Ce qui est intéressant, c’est que ce livre d’occasion a du passer avant moi dans les mains d’une autre personne au nom de Mr DUMONT qui lui aussi devait se trouver sur ce bateau car il a rajouté quelques commentaires et corrections au crayon dans la marge quand cela lui a paru nécessaire

Quelques extraits ::

….nous avons passé la nuit à courir au secours du JUMIEGES un cargo qui a lancé des SOS nous ne l’avons pas trouvé, et maintenant il n’envoie plus de nouvelles.

…Nous sommes en panne (chaudières noyées) On va venir nous remorquer, Le SAINT LOUIS, se dirige vers nous…

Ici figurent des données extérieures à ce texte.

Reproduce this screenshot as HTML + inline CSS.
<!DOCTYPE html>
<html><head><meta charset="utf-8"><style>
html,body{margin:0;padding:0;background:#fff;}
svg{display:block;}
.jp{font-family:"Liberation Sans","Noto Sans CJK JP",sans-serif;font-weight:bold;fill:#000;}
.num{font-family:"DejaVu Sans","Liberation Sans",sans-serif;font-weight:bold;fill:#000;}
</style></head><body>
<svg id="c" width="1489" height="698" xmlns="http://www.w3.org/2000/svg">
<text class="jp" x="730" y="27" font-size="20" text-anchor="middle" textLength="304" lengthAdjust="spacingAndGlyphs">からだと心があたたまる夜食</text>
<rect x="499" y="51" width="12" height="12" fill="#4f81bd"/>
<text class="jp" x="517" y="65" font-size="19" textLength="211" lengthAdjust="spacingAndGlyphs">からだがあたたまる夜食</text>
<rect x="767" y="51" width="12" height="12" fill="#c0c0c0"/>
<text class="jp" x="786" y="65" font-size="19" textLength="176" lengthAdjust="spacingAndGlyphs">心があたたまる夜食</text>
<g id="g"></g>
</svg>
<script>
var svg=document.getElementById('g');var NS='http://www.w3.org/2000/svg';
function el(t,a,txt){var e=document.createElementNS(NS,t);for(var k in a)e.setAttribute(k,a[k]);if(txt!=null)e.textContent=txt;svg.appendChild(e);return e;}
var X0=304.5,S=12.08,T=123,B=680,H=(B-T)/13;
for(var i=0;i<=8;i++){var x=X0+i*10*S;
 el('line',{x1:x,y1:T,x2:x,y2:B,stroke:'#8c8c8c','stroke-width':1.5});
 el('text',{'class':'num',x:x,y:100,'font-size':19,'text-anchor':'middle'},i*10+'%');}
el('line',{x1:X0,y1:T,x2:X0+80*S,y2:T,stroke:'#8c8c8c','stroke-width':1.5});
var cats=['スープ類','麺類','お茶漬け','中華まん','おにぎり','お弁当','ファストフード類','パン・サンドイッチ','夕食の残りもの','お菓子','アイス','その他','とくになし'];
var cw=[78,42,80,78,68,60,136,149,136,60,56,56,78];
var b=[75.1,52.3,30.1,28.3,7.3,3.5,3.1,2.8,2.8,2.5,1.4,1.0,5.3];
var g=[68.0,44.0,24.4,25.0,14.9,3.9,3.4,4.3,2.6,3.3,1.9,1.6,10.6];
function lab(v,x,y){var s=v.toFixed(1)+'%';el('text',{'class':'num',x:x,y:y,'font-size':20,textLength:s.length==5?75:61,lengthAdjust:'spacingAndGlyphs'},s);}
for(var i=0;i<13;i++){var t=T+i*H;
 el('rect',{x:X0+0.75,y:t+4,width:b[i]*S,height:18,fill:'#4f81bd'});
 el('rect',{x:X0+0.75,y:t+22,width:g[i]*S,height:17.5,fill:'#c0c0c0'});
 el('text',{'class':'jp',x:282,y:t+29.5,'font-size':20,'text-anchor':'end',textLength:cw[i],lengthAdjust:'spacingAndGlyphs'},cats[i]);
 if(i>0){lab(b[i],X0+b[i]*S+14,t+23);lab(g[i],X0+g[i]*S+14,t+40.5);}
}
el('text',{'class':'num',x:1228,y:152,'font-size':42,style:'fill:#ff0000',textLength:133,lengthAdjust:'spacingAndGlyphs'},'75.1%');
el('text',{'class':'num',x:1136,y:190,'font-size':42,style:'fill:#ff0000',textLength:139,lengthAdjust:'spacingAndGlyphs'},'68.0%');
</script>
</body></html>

Les hommes valides ont été réquisionnés pour faire la corvée de cagots qui consiste à transporter le fret d’un bord sur l’autre pour que le bateau retrouve sa stabilité.

…Vers 20 heures on nous annonce qu’il n’y aura plus de courant dans dix minutes….

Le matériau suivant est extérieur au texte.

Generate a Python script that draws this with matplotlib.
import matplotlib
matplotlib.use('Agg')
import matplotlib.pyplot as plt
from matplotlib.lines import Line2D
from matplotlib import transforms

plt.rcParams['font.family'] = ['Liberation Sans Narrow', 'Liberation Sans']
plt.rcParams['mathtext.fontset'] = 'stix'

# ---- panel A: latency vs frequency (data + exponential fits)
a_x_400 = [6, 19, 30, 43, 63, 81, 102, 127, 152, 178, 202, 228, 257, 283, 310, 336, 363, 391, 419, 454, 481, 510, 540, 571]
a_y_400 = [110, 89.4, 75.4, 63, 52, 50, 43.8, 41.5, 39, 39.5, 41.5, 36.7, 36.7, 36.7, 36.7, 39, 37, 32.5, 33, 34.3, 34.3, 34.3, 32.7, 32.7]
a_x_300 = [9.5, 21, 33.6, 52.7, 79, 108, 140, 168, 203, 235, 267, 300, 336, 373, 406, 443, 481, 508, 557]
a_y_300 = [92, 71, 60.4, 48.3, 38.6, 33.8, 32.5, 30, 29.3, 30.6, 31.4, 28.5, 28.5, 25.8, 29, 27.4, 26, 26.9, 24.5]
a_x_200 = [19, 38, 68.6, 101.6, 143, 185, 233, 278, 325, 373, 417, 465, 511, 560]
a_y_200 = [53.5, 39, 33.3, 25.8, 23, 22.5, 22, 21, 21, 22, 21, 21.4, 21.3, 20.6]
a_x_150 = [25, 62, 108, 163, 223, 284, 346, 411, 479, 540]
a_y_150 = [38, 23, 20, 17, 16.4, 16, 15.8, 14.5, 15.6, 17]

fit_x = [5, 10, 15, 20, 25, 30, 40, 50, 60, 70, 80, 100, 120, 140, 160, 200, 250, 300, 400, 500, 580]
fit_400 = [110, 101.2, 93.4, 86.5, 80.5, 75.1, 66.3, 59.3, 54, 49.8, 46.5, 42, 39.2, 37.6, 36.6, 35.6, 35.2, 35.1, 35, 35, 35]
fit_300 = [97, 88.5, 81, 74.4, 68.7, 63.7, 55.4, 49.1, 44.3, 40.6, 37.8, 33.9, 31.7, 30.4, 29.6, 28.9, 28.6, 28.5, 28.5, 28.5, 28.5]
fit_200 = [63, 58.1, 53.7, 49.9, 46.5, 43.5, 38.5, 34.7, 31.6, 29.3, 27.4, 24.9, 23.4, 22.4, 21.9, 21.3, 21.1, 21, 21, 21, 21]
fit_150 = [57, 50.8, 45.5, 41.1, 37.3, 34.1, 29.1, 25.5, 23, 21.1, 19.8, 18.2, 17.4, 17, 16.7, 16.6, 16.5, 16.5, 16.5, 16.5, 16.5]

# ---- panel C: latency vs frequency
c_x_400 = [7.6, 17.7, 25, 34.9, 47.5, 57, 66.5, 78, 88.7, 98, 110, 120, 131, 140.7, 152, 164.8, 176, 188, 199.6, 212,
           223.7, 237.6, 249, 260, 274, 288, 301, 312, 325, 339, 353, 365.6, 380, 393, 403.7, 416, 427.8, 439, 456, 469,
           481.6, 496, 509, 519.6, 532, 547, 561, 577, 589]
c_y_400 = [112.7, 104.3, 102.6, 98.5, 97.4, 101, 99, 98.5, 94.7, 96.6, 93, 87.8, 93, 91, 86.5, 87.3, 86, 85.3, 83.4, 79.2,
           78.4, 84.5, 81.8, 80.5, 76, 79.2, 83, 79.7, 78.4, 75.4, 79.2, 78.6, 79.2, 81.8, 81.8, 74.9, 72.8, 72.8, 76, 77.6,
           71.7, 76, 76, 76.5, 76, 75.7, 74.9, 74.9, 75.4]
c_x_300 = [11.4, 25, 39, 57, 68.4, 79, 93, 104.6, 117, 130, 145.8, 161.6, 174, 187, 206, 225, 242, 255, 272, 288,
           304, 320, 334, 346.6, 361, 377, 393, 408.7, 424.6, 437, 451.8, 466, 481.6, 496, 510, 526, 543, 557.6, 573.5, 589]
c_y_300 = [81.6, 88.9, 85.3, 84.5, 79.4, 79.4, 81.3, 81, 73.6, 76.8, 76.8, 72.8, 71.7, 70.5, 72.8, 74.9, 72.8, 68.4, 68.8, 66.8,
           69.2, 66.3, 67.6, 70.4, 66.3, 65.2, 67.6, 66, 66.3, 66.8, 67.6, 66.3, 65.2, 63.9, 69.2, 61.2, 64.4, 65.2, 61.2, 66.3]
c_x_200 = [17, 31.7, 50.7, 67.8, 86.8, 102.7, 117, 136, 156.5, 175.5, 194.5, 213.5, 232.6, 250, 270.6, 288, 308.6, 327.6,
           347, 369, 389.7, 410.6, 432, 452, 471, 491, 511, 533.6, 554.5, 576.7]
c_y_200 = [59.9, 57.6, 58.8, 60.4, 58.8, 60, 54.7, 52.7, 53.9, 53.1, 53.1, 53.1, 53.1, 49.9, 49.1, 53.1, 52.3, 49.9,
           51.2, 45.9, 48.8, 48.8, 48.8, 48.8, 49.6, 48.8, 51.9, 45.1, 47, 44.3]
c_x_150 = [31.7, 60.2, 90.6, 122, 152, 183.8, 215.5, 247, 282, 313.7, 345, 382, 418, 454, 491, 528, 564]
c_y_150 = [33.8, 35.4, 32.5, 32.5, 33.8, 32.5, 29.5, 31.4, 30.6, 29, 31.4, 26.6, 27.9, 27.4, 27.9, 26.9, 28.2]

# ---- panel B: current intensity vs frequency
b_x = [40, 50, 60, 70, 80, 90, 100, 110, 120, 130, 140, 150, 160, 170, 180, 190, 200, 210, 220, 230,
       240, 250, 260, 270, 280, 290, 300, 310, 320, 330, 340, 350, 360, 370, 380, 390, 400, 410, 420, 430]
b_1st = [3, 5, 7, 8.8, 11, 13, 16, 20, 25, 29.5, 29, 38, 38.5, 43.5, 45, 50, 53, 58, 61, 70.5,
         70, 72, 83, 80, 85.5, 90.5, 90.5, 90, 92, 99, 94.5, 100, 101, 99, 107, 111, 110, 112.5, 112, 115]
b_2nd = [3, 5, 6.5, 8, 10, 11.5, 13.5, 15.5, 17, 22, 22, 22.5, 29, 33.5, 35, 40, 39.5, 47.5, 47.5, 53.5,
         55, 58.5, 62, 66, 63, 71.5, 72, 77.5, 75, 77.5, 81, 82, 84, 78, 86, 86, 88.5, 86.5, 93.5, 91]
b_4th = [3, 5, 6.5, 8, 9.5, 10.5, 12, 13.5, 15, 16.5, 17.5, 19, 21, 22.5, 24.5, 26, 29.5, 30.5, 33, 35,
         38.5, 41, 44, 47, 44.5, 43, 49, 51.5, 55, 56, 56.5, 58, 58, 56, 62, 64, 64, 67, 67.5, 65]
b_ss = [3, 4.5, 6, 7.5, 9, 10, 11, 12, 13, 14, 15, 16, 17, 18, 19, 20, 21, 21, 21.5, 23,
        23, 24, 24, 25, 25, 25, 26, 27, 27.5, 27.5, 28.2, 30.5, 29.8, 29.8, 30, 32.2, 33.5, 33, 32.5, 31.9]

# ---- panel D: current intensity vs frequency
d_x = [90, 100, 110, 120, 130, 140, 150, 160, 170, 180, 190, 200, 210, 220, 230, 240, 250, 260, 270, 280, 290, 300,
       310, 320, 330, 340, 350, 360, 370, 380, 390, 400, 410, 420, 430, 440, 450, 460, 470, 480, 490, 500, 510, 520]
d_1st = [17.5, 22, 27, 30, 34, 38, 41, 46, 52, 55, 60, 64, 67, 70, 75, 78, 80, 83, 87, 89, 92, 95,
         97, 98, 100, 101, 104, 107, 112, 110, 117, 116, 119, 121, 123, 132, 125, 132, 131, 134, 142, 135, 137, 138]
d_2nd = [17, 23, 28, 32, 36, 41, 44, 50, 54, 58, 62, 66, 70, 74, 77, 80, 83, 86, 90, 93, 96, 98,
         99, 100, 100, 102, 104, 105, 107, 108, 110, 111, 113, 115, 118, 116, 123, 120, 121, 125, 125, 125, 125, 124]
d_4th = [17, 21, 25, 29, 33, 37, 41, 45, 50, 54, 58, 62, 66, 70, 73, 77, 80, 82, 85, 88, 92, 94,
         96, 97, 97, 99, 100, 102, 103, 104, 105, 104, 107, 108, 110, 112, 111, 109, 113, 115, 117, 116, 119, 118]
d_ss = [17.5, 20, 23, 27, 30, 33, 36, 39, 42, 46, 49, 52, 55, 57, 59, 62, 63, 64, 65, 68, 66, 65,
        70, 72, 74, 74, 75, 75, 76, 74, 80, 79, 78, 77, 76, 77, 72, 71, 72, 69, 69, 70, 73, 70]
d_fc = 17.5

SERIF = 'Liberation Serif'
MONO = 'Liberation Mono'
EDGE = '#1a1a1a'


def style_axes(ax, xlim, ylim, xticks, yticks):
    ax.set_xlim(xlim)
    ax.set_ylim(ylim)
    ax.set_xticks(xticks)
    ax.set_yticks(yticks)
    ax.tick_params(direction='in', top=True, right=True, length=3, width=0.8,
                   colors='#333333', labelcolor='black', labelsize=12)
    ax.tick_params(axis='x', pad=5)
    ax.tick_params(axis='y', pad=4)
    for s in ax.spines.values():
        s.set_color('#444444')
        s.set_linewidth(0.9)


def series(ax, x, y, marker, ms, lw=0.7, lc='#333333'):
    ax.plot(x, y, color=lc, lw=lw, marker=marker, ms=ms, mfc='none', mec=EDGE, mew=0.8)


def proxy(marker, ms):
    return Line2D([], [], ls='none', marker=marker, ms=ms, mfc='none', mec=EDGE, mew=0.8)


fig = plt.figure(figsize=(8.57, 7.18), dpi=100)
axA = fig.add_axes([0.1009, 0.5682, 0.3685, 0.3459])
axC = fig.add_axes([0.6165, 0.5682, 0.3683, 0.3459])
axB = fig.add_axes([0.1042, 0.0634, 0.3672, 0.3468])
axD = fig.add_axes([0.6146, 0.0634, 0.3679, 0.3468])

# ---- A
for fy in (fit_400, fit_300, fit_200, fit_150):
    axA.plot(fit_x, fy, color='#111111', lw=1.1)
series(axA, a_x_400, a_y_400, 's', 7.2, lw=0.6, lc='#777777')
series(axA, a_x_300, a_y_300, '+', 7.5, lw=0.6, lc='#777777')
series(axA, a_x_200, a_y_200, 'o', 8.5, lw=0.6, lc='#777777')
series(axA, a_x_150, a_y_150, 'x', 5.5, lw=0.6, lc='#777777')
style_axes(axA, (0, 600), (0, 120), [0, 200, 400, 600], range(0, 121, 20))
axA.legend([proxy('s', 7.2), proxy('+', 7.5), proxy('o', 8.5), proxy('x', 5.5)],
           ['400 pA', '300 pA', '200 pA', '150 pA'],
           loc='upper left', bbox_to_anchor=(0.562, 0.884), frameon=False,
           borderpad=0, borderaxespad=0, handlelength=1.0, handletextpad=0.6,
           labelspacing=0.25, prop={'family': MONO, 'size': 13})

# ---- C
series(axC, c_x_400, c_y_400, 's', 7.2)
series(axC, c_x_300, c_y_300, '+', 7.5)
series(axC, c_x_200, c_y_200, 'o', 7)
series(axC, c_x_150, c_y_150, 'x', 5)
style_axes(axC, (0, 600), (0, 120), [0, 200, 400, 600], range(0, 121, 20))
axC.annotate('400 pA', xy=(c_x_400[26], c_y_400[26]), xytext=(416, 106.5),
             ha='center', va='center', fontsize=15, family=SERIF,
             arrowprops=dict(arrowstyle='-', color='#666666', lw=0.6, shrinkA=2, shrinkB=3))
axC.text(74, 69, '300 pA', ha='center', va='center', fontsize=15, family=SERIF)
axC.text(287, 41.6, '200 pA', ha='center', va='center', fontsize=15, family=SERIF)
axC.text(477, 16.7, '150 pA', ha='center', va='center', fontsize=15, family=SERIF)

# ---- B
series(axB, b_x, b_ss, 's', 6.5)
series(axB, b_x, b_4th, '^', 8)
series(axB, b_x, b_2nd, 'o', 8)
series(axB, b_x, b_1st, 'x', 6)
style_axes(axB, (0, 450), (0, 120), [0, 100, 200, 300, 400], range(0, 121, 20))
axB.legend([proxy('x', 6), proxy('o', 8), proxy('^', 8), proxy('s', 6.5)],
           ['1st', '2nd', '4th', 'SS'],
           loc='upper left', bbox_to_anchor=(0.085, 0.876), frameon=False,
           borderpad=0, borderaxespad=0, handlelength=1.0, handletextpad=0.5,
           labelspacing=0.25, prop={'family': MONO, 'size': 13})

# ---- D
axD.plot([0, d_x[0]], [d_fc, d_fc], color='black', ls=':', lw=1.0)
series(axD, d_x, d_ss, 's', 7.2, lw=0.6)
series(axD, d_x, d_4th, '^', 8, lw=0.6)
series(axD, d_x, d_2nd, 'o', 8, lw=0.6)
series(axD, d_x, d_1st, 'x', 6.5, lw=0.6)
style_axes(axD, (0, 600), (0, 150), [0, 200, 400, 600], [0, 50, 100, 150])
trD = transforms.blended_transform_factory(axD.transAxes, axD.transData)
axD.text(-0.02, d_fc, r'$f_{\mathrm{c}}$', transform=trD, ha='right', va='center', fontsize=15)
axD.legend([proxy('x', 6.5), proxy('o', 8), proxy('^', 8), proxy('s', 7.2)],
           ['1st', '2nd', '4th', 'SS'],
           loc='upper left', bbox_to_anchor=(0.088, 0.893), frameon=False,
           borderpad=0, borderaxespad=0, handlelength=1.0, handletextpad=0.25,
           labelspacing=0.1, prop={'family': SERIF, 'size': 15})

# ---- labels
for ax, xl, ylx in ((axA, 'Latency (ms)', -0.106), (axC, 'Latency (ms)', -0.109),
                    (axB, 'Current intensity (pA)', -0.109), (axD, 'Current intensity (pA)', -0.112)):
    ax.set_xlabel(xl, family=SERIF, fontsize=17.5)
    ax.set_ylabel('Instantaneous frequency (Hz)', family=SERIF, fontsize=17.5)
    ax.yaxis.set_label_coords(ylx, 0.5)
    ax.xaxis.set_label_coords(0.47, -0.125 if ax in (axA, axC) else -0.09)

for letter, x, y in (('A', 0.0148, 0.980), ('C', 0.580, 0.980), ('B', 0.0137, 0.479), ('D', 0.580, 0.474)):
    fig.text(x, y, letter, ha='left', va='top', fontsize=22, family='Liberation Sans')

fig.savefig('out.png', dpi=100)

…Nous dérivons en direction des Balèares que nous apercevons à une dizaine de miles… .

….Avant de quitter le hall, j’ai entendu une voix (Mr Dumont a rajouté au crayon : la mienne) annoncer que le GUEYDON avait télégraphié qu’il nous voyait…

…Il est maintenant 10 h du matin, le Gueydon tente de se positionner sur notre tribord…

…Le Gueydon ne semble pas pouvoir faire grand-chose pour nous…

…Vers 11h le Gueydon se met a reculer lentement et se met a 700m de notre arrière…

…Les femmes et les enfants aux embarcations crie le Commandant MILLIASSAU qui se tient sur la passerelle…

…Le Gueydon veut barrer la route à ceux qui seront entrainés par le courant..

Suivent toutes les scènes d’embarquement sur les canots ( le N°2 sera écrasé par le mouvement du paquebot)

….l’ avant d’un Paquebot a l’air de se diriger vers nous, on nous dit que c’est le Chanzy…

…Attrapez toutes les planches que vous pourrez, nous dit le lieutenant commissaire qui se trouve parmi nous (Mr Dumont a rajouté au crayon : Cechini ou Lechini )

…sur le radeau….a ma gauche, celui qui est assis est probablement mécanicien car il porte un bleu (Mr Dumont a écrit : Si Bachir Ali Chauffeur, ce qui me laisse à penser que Mr Dumont faisait partie de l’équipage)

Nombreux commentaires sur la survie dans l’eau des naufragés

…il y a des bateaux de guerre derrière nous annonce le lieutenant, ce sont eux qui peuvent le mieux nous ramasser car ils sont bas sur l’eau….

…deux bateaux s’approchent l’un est un aviso de la flotte de guerre, sa silhouette grise suit un petit remorqueur….

…deux hommes sont déjà debout qui se précipitent sur les cordages que l’aviso fait pleuvoir sur le radeau…

…infirmerie, friction énergique et allongée sur la couchette supérieure de l’infirmerie je constate que les aiguilles de ma montre bracelet sont arrêtées à 12h28, l’heure de notre plongeon…grog bouillant et au chaud…

L’aviso en question se nomme l’Impétueuse et vient de Toulon, les rescapés seront ramenés à Marseille par le Jean De Vienne croiseur de 7000 tonnes qui se trouvait là également.

L’Impétueuse a reçu l’ordre d’appareiller pour aller au secours du Jumièges jeudi matin mais le Jumièges a coulé le mercredi à 21 heures.

L’Impétueuse n’a mis qu’une demi heure pour lever l’ancre alors que le Jean de Vienne a mis 6 heures et demi, ce qui est très rapide.

L’Impétueuse est un bateau de 630 tonnes sorti en mai 40 des chantiers de Dunkerque ; il a fait toute l’évacuation de Dunkerque et a vu couler le torpilleur Sirocco

lamoriciere
jean de vienne
impétueuse

…la vedette du Jean de Vienne est là…nous embarquons…et nous grimpons..

…J’interroge pour savoir comment le Lamoricière a coulé ….il s’est d’abord enfoncé, plus fortement sur sa gîte, par l’arrière. Puis une grosse lame l’a redressé tout en le soulevant au dessus de l’eau…c’est alors qu’il a piqué de l’avant et s’est engouffré brusquement. (là Mr Dumont qui n’est pas d’accord a écrit : non ! par l’arrière, l’étrave entièrement sortie de l’eau)

Arrivée à Marseille…..Six jours seulement se sont écoulés depuis notre départ d’Alger, six jours qui m’ont parus une éternité…demain on recommence à vivre, il me faudra bien rentrer dans la réalité.